* Instruction: Output solely the number of lines containing the string "this".

* Dataset records:
>>>>>

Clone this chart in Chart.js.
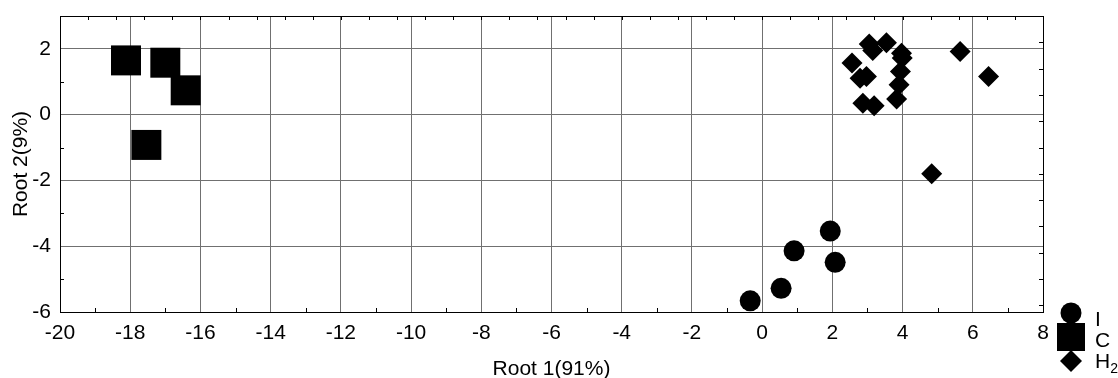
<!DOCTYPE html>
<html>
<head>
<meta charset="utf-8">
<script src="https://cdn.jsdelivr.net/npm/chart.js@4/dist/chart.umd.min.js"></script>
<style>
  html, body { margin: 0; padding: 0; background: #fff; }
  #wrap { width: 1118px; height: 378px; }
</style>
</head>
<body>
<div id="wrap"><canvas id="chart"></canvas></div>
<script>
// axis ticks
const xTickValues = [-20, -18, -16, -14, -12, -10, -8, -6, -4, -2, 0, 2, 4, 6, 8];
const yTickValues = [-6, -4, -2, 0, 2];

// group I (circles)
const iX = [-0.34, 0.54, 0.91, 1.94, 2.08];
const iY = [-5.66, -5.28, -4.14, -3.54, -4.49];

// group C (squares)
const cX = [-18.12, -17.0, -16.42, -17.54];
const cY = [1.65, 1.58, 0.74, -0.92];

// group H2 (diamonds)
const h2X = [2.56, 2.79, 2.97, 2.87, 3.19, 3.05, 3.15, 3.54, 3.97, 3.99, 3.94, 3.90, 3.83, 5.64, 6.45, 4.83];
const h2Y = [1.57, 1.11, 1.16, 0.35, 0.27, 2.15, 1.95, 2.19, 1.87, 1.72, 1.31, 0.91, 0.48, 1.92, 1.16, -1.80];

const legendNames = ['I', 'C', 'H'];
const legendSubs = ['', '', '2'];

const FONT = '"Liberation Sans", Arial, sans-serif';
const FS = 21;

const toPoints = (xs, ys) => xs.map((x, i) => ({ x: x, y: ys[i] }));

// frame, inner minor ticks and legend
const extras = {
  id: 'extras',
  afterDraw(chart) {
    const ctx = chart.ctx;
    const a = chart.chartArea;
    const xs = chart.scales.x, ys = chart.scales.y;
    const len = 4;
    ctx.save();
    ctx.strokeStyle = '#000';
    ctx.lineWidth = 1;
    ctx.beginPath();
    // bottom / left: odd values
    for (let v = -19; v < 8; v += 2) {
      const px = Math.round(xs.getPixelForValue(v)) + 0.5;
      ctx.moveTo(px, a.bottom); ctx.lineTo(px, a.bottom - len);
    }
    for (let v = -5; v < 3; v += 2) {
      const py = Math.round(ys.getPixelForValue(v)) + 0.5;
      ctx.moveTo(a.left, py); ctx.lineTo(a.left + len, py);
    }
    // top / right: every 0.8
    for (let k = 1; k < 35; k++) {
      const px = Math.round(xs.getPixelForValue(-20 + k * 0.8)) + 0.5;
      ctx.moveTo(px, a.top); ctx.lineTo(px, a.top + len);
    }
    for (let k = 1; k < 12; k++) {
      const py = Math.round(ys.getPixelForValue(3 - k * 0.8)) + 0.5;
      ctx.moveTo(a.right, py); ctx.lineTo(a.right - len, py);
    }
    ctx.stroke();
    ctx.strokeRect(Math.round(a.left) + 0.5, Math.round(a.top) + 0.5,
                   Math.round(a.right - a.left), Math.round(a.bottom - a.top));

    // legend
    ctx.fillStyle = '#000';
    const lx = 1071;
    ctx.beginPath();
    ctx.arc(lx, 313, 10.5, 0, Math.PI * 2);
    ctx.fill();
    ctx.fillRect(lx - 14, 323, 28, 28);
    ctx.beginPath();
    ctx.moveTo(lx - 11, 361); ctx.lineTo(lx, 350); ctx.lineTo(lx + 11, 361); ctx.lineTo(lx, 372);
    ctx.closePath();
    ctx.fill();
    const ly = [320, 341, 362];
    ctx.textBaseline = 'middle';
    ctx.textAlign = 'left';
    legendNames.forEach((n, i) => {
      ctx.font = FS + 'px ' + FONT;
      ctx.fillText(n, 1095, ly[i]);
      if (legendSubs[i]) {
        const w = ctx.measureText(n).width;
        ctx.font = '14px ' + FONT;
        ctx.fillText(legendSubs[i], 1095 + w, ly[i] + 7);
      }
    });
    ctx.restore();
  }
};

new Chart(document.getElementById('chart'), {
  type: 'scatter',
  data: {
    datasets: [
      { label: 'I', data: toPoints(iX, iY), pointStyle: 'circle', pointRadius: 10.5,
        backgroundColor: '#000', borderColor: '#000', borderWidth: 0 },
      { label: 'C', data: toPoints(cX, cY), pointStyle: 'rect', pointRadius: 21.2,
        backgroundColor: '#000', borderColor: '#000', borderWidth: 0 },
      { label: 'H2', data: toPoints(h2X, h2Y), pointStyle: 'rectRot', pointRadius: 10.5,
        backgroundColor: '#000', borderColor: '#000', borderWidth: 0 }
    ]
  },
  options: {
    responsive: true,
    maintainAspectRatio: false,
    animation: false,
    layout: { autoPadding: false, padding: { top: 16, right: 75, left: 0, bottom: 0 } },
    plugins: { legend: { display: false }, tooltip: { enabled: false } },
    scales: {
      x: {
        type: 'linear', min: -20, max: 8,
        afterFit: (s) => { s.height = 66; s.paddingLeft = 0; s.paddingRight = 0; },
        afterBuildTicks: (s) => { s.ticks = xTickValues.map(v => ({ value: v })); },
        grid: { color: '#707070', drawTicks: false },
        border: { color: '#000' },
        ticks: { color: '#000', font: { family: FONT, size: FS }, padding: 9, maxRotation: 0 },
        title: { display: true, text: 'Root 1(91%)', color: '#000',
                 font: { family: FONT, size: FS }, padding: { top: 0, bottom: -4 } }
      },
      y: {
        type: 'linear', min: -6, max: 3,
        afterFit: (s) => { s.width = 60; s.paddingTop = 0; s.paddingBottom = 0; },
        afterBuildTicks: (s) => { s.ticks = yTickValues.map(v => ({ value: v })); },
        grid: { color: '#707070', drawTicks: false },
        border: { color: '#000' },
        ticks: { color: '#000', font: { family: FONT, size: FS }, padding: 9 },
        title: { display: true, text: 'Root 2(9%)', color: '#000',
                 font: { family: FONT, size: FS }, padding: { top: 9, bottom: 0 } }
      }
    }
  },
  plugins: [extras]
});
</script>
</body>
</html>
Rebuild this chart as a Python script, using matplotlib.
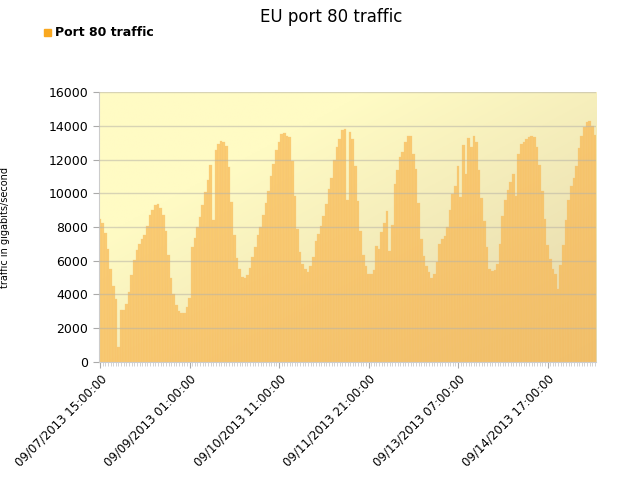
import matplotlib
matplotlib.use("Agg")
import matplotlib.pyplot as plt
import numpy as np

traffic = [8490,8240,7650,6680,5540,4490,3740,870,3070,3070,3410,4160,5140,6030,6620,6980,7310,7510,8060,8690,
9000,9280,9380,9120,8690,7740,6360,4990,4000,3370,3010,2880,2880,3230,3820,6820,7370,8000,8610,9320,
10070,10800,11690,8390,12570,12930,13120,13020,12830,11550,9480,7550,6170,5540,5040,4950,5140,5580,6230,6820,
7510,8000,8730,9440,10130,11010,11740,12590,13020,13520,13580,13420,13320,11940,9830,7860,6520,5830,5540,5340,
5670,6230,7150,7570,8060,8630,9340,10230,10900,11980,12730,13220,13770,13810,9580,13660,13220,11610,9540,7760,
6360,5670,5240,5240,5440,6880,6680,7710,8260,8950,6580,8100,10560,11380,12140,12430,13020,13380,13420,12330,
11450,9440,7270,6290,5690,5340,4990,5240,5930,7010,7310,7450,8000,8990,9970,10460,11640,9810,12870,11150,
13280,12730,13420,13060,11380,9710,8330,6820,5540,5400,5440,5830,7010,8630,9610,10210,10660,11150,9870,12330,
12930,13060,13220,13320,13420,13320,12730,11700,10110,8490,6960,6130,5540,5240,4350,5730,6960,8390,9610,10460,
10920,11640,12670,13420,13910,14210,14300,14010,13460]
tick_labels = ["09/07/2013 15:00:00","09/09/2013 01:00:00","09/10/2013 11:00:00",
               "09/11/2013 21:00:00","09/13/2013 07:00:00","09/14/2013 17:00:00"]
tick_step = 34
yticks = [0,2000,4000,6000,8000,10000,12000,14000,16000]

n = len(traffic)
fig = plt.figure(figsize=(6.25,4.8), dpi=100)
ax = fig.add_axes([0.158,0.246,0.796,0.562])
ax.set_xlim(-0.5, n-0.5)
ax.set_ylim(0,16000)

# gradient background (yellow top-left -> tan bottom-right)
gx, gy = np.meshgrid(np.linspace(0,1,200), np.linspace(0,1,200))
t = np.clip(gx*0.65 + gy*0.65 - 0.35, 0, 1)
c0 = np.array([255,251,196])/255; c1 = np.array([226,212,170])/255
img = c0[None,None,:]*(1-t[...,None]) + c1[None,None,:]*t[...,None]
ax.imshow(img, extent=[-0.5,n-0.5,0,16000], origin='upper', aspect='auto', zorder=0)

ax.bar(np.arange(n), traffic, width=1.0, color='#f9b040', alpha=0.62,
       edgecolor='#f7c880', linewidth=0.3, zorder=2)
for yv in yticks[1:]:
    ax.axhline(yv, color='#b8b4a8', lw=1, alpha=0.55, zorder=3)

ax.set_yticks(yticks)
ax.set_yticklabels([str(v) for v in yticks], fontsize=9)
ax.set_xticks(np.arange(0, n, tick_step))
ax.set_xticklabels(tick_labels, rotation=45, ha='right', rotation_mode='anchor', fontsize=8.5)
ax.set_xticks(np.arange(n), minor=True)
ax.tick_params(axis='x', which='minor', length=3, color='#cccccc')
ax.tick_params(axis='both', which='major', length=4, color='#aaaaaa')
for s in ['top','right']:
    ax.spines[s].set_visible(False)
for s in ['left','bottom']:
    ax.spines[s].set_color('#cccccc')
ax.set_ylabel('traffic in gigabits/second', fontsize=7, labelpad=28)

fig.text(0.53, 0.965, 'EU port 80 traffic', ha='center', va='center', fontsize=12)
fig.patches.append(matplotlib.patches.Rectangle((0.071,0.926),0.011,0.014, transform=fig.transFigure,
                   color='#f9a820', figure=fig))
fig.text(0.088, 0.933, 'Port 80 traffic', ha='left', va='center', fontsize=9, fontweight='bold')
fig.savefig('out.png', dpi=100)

<<<<<

* Written solution: 2